• [PROBLEM DESCRIPTION]
Starting at the line that contains "What React, TypeScript" and stopping at the line that contains "import * as", repeat every line exactly, the two end lines included, and nothing else.

• [TASK DATA]
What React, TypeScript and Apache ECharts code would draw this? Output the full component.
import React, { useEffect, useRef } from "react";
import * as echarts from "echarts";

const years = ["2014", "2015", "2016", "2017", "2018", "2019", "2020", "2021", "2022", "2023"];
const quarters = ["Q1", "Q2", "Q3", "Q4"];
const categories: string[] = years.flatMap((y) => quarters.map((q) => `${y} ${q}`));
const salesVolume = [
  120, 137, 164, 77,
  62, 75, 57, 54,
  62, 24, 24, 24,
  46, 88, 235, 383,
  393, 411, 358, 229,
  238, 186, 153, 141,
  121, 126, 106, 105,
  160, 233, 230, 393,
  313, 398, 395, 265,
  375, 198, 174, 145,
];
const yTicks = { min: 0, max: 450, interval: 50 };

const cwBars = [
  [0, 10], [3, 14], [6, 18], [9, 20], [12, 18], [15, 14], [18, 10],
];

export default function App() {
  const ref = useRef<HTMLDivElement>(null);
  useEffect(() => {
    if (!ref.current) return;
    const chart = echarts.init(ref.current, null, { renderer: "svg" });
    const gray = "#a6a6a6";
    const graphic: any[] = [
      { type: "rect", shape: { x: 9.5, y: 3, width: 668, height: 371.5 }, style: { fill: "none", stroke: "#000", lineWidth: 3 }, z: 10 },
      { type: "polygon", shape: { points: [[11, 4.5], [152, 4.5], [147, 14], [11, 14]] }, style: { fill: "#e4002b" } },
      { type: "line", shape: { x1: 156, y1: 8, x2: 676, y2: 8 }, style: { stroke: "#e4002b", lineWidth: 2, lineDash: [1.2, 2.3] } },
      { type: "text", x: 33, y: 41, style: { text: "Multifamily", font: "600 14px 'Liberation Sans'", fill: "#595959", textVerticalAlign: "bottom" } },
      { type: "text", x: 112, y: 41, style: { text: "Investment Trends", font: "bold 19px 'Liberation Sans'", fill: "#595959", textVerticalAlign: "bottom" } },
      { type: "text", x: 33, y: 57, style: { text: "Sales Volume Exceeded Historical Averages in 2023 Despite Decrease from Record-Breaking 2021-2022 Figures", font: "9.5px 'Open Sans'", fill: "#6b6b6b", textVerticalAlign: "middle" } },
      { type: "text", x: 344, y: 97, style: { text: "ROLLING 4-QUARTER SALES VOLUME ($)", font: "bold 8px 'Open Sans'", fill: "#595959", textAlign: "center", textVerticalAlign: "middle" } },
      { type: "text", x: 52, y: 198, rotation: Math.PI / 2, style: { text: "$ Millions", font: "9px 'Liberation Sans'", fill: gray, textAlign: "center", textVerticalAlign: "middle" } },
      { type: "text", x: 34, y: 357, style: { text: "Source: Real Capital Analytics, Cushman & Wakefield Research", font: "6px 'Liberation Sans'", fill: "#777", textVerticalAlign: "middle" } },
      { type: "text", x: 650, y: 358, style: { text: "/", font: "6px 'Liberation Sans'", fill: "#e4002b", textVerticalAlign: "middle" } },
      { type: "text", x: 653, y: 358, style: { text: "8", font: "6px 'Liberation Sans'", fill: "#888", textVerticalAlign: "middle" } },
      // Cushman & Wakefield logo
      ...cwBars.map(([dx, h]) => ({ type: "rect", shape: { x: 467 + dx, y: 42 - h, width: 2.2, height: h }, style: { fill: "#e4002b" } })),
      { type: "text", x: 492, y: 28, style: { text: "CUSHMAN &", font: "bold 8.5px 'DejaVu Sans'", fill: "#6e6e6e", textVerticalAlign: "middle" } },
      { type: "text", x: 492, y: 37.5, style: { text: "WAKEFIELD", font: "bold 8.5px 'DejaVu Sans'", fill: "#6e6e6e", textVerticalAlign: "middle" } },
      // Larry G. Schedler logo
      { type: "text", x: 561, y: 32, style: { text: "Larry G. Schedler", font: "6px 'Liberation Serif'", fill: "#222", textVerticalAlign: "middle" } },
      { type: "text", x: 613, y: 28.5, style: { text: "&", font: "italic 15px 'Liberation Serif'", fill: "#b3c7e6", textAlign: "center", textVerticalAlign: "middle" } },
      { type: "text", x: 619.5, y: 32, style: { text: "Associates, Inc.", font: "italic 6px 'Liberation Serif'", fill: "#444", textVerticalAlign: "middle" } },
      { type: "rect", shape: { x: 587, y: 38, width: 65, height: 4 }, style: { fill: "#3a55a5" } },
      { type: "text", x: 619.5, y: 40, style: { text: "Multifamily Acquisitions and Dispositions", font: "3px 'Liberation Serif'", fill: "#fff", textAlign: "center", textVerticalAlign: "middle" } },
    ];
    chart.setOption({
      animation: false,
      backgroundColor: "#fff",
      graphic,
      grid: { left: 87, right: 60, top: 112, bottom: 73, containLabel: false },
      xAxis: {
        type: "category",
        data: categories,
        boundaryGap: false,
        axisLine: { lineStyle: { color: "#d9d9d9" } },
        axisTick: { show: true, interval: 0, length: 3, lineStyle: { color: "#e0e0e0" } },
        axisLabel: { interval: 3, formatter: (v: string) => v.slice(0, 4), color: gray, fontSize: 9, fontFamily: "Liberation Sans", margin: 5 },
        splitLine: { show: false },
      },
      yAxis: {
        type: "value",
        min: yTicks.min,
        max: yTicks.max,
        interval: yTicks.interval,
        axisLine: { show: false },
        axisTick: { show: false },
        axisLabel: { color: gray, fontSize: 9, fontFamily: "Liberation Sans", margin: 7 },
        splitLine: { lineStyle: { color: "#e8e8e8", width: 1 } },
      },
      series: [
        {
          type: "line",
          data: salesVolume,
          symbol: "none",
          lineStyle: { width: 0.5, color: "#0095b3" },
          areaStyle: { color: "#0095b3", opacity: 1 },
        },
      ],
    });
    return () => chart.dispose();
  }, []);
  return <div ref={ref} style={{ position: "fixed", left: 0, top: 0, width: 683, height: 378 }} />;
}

---

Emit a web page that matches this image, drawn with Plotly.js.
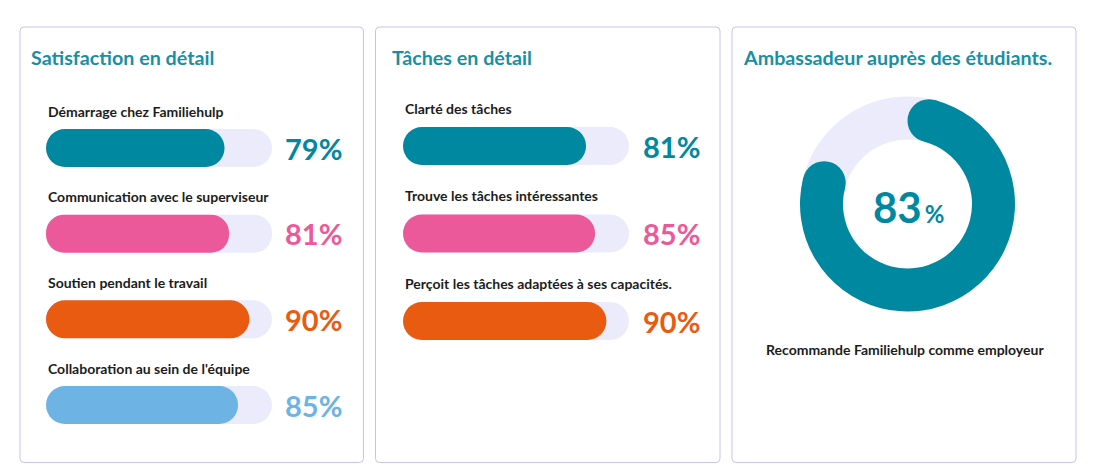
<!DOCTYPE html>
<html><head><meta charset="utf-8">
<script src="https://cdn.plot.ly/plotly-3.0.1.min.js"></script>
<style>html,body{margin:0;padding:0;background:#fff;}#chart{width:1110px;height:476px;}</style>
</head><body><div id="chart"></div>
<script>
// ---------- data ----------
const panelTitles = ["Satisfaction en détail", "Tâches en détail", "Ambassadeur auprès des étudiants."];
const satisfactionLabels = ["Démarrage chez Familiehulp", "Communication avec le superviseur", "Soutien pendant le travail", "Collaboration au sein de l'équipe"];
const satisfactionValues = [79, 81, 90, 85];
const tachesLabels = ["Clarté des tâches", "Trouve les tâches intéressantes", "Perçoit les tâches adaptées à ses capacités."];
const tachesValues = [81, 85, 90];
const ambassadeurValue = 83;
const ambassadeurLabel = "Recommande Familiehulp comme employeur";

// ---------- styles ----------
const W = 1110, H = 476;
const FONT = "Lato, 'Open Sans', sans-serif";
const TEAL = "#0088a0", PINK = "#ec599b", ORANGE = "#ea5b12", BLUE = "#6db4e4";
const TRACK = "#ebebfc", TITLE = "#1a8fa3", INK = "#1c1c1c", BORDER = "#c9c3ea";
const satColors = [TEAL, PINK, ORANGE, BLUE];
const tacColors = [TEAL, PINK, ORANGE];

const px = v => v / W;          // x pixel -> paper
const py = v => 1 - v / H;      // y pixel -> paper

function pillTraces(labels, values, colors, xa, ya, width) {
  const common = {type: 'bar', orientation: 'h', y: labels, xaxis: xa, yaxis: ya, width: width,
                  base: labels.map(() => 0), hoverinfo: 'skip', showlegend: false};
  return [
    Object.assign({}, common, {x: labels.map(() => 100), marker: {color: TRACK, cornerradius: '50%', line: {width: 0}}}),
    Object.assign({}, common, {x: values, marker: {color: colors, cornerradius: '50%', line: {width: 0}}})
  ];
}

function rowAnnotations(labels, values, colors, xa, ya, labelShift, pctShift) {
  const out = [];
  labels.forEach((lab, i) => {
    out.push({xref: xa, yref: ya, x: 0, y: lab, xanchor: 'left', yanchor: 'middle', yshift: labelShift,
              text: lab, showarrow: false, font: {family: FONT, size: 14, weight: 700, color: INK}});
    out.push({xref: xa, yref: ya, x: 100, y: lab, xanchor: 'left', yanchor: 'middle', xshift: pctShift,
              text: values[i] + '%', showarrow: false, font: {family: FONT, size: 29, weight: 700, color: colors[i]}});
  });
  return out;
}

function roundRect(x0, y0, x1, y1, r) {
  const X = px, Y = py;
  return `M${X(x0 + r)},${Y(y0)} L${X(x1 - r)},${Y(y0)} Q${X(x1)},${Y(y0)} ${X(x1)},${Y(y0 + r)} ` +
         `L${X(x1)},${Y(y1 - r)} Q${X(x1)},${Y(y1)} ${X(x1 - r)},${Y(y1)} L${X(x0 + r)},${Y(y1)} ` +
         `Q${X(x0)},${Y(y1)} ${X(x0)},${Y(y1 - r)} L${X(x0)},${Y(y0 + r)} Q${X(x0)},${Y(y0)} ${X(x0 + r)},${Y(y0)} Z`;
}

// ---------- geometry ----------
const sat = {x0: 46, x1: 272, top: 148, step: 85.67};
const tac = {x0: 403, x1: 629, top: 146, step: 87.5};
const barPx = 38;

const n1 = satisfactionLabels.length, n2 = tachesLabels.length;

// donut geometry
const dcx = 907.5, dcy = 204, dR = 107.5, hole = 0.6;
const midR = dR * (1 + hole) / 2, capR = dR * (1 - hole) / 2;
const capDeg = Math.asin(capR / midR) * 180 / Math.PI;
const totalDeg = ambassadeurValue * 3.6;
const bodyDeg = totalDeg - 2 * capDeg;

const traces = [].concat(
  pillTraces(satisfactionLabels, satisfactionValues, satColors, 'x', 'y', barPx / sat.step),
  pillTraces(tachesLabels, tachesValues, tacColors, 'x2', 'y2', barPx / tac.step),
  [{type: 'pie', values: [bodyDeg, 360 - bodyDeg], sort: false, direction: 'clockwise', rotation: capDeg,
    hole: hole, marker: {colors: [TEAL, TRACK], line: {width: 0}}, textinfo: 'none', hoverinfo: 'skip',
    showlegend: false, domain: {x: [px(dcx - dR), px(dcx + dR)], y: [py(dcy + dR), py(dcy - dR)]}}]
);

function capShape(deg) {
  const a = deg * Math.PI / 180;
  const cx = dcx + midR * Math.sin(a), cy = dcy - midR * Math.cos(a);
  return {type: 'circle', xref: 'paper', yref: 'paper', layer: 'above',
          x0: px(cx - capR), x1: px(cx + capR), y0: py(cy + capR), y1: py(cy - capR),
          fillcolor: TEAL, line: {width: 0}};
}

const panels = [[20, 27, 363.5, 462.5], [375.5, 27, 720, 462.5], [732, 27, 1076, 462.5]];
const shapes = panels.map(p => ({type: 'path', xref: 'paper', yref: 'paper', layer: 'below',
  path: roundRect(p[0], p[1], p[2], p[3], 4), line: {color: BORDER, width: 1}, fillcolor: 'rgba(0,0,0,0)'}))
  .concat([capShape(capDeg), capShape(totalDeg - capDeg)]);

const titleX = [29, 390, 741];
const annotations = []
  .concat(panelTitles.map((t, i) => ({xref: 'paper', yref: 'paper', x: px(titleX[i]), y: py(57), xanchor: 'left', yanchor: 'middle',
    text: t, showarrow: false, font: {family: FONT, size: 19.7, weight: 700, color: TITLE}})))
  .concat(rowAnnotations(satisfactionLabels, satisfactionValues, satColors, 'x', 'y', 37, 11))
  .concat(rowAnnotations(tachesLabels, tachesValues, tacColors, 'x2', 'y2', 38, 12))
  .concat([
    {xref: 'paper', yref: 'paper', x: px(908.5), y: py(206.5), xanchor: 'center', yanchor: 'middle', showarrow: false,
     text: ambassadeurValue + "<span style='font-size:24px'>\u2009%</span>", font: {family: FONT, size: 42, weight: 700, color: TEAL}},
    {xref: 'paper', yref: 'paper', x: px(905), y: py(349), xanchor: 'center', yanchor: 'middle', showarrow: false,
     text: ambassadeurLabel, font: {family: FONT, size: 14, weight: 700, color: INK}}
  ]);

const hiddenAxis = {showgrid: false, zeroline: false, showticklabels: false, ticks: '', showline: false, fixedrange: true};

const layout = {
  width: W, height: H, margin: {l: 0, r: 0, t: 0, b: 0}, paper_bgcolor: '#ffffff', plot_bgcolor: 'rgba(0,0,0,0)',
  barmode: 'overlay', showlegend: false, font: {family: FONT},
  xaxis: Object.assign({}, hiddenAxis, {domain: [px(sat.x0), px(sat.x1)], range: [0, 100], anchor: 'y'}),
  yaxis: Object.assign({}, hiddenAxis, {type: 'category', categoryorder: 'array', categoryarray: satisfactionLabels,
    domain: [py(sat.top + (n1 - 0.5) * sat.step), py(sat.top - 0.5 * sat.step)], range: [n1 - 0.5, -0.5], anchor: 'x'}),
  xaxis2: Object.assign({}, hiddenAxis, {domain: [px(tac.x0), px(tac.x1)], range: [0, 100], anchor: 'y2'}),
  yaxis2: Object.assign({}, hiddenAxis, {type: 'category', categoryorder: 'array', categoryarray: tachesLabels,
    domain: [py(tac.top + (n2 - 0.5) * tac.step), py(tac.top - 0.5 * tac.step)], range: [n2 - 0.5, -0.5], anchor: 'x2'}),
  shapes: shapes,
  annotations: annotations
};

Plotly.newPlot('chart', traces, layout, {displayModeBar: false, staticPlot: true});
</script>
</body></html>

• [CORRECT ANSWER]
What React, TypeScript and Apache ECharts code would draw this? Output the full component.
import React, { useEffect, useRef } from "react";
import * as echarts from "echarts";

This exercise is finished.